▶ What to do:
Leaving out every picture, copy the lines of the data exactly, from the first through the line containing "const groupSizes = [22, 6, 7];".

-- Start Given information --

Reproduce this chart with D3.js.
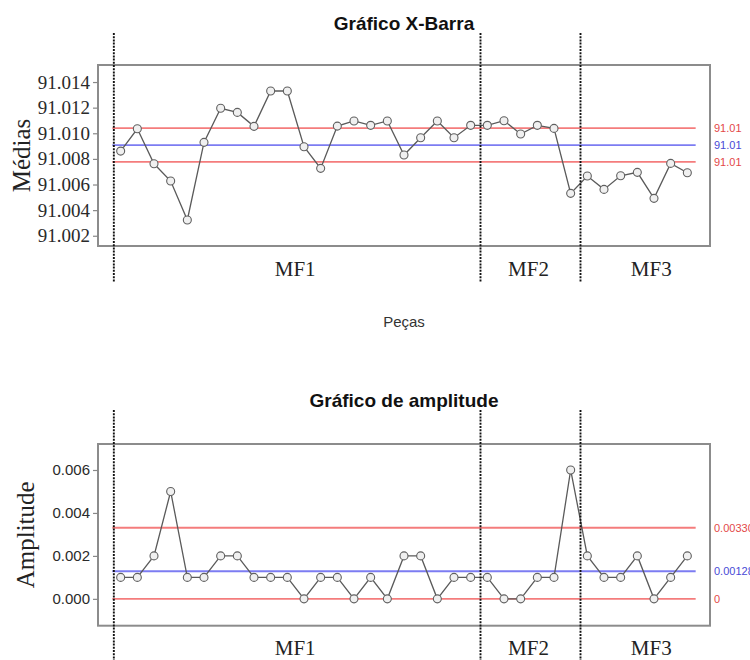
<!DOCTYPE html>
<html>
<head>
<meta charset="utf-8">
<script src="https://cdn.jsdelivr.net/npm/d3@7/dist/d3.min.js"></script>
<style>
  html, body { margin: 0; padding: 0; background: #fff; }
  svg { display: block; }
</style>
</head>
<body>
<script>
// Machine groups and how many parts each one contributed
const groupNames = ["MF1", "MF2", "MF3"];
const groupSizes = [22, 6, 7];

// Subgroup means (n = 3 measurements per part)
const meanValues = [
  91.00861, 91.01035, 91.00762, 91.00627, 91.00323, 91.00929, 91.01195, 91.01163,
  91.01054, 91.01330, 91.01330, 91.00895, 91.00726, 91.01056, 91.01096, 91.01062,
  91.01096, 91.00830, 91.00965, 91.01096, 91.00965, 91.01062, 91.01062, 91.01098,
  91.00994, 91.01062, 91.01038, 91.00531, 91.00666, 91.00562, 91.00668, 91.00695,
  91.00492, 91.00765, 91.00692
];

// Subgroup ranges
const rangeValues = [
  0.001, 0.001, 0.002, 0.005, 0.001, 0.001, 0.002, 0.002, 0.001, 0.001, 0.001, 0.000,
  0.001, 0.001, 0.000, 0.001, 0.000, 0.002, 0.002, 0.000, 0.001, 0.001, 0.001, 0.000,
  0.000, 0.001, 0.001, 0.006, 0.002, 0.001, 0.001, 0.002, 0.000, 0.001, 0.002
];

const meanTicks  = [91.002, 91.004, 91.006, 91.008, 91.010, 91.012, 91.014];
const rangeTicks = [0.000, 0.002, 0.004, 0.006];

// Shewhart constants for subgroups of size 3
const A2 = 1.023, D3 = 0, D4 = 2.574;

const W = 750, H = 660;
const SERIF = "'Liberation Serif', 'Times New Roman', serif";
const SANS  = "'Liberation Sans', Arial, sans-serif";

const svg = d3.select("body").append("svg")
  .attr("width", W).attr("height", H);

const n = meanValues.length;

// Shared horizontal scale (4% padding on each side)
const pad = (n - 1) * 0.04;
const x = d3.scaleLinear().domain([1 - pad, n + pad]).range([98, 710]);

// Group boundaries (index of last part before each group)
const bounds = [];
let acc = 0;
groupSizes.forEach(s => { bounds.push(acc); acc += s; });

const rBar = d3.mean(rangeValues);
const xBar = d3.mean(meanValues);

const fmtLimit = d3.format(".4~g");

function panel(opts) {
  const g = svg.append("g");
  const y = d3.scaleLinear().domain(opts.domain).range([opts.bottom, opts.top]);

  // Title
  g.append("text")
    .attr("x", (x.range()[0] + x.range()[1]) / 2)
    .attr("y", opts.titleY)
    .attr("text-anchor", "middle")
    .attr("font-family", SANS).attr("font-weight", "bold")
    .attr("font-size", 19).attr("fill", "#111")
    .text(opts.title);

  // Frame
  g.append("rect")
    .attr("x", x.range()[0]).attr("y", opts.top)
    .attr("width", x.range()[1] - x.range()[0])
    .attr("height", opts.bottom - opts.top)
    .attr("fill", "none").attr("stroke", "#8c8c8c").attr("stroke-width", 2);

  // Left axis
  const axis = g.append("g")
    .attr("transform", `translate(${x.range()[0]},0)`)
    .call(d3.axisLeft(y).tickValues(opts.ticks).tickFormat(d3.format(".3f"))
      .tickSize(5).tickPadding(3));
  axis.select(".domain").remove();
  axis.selectAll(".tick line").attr("stroke", "#888").attr("stroke-width", 1.2);
  axis.selectAll(".tick text")
    .attr("font-family", opts.tickFont).attr("font-size", opts.tickSize)
    .attr("fill", "#2a2a2a");

  // Y label
  g.append("text")
    .attr("transform", `translate(${opts.ylabX},${(opts.top + opts.bottom) / 2}) rotate(-90)`)
    .attr("text-anchor", "middle").attr("dominant-baseline", "central")
    .attr("font-family", SERIF).attr("font-size", 25).attr("fill", "#222")
    .text(opts.ylabel);

  // Control limits
  const x0 = x(0.5), x1 = x(n + 0.5);
  opts.limits.forEach(l => {
    g.append("line")
      .attr("x1", x0).attr("x2", x1)
      .attr("y1", y(l.value)).attr("y2", y(l.value))
      .attr("stroke", l.line).attr("stroke-width", 1.8);
    g.append("text")
      .attr("x", x.range()[1] + 4).attr("y", y(l.value))
      .attr("dominant-baseline", "central")
      .attr("font-family", SANS).attr("font-size", 11)
      .attr("fill", l.text)
      .text(fmtLimit(l.value));
  });

  // Series
  const line = d3.line().x((d, i) => x(i + 1)).y(d => y(d));
  g.append("path")
    .datum(opts.values)
    .attr("d", line)
    .attr("fill", "none").attr("stroke", "#5a5a5a").attr("stroke-width", 1.3);
  g.selectAll("circle.pt")
    .data(opts.values).join("circle")
    .attr("class", "pt")
    .attr("cx", (d, i) => x(i + 1)).attr("cy", d => y(d))
    .attr("r", 4)
    .attr("fill", "#f0f0f0").attr("stroke", "#606060").attr("stroke-width", 1.1);

  // Group dividers and labels
  const divX = bounds.map(b => x(b + 0.5) + 1.5);
  divX.forEach(dx => {
    g.append("line")
      .attr("x1", dx).attr("x2", dx)
      .attr("y1", opts.divTop).attr("y2", opts.divBottom)
      .attr("stroke", "#111").attr("stroke-width", 1.9)
      .attr("stroke-dasharray", "2,1.2");
  });
  groupNames.forEach((name, i) => {
    const left = divX[i];
    const right = i + 1 < divX.length ? divX[i + 1] : x.range()[1] + 16;
    g.append("text")
      .attr("x", (left + right) / 2 - 2).attr("y", opts.groupY)
      .attr("text-anchor", "middle")
      .attr("font-family", SERIF).attr("font-size", 21).attr("fill", "#222")
      .text(name);
  });
  return g;
}

const RED_LINE = "#f47c7c", RED_TXT = "#e34848";
const BLUE_LINE = "#7c7cf2", BLUE_TXT = "#4a4ad6";

// X-bar chart
panel({
  title: "Gráfico X-Barra", titleY: 30,
  top: 65, bottom: 246,
  domain: [91.0012, 91.01533],
  ticks: meanTicks, tickFont: SERIF, tickSize: 19,
  ylabel: "Médias", ylabX: 21,
  values: meanValues,
  limits: [
    { value: xBar + A2 * rBar, line: RED_LINE, text: RED_TXT },
    { value: xBar, line: BLUE_LINE, text: BLUE_TXT },
    { value: xBar - A2 * rBar, line: RED_LINE, text: RED_TXT }
  ],
  divTop: 33, divBottom: 282, groupY: 276
});

// Shared x-axis title
svg.append("text")
  .attr("x", 404).attr("y", 327)
  .attr("text-anchor", "middle")
  .attr("font-family", SANS).attr("font-size", 15).attr("fill", "#333")
  .text("Peças");

// Range chart
panel({
  title: "Gráfico de amplitude", titleY: 407,
  top: 444, bottom: 625.7,
  domain: [-0.00125, 0.00721],
  ticks: rangeTicks, tickFont: SANS, tickSize: 15,
  ylabel: "Amplitude", ylabX: 25,
  values: rangeValues,
  limits: [
    { value: D4 * rBar, line: RED_LINE, text: RED_TXT },
    { value: rBar, line: BLUE_LINE, text: BLUE_TXT },
    { value: D3 * rBar, line: RED_LINE, text: RED_TXT }
  ],
  divTop: 410, divBottom: 660, groupY: 655
});
</script>
</body>
</html>
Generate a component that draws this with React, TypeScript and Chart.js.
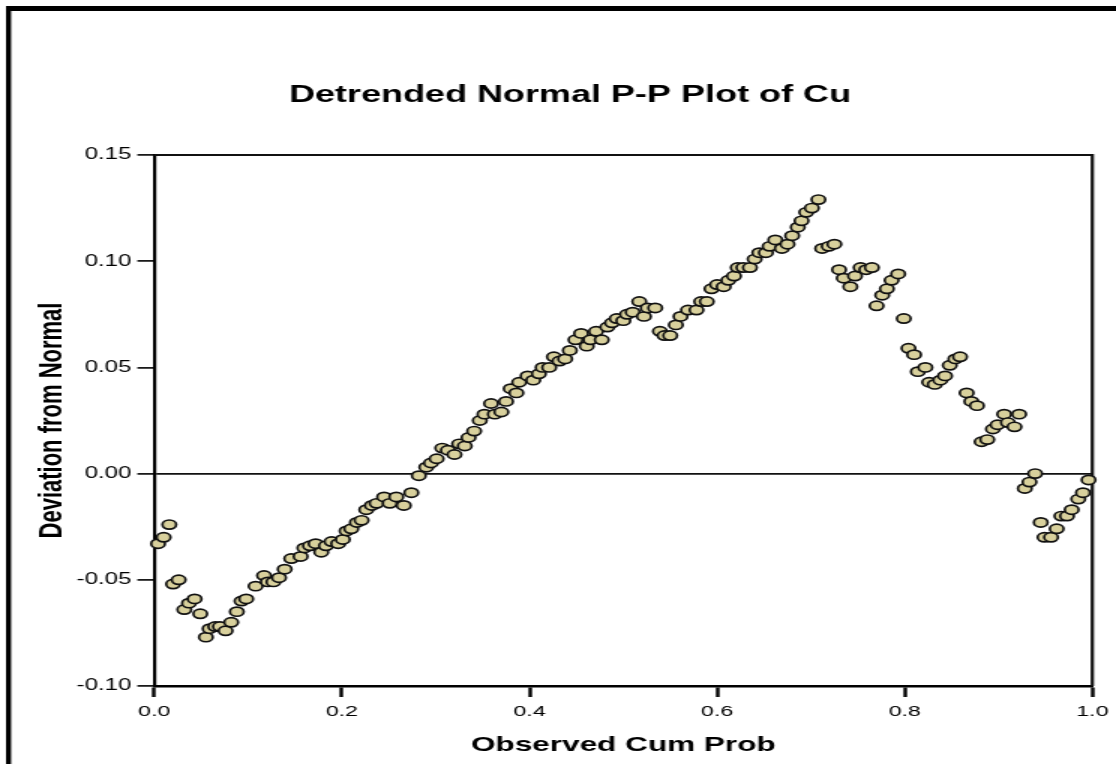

-- End Given information --

▶ Result for this task:
Reproduce this chart with D3.js.
<!DOCTYPE html>
<html>
<head>
<meta charset="utf-8">
<script src="https://cdn.jsdelivr.net/npm/d3@7/dist/d3.min.js"></script>
<style>
  html, body { margin: 0; padding: 0; background: #fff; }
  svg { display: block; }
</style>
</head>
<body>
<script>
// Machine groups and how many parts each one contributed
const groupNames = ["MF1", "MF2", "MF3"];
const groupSizes = [22, 6, 7];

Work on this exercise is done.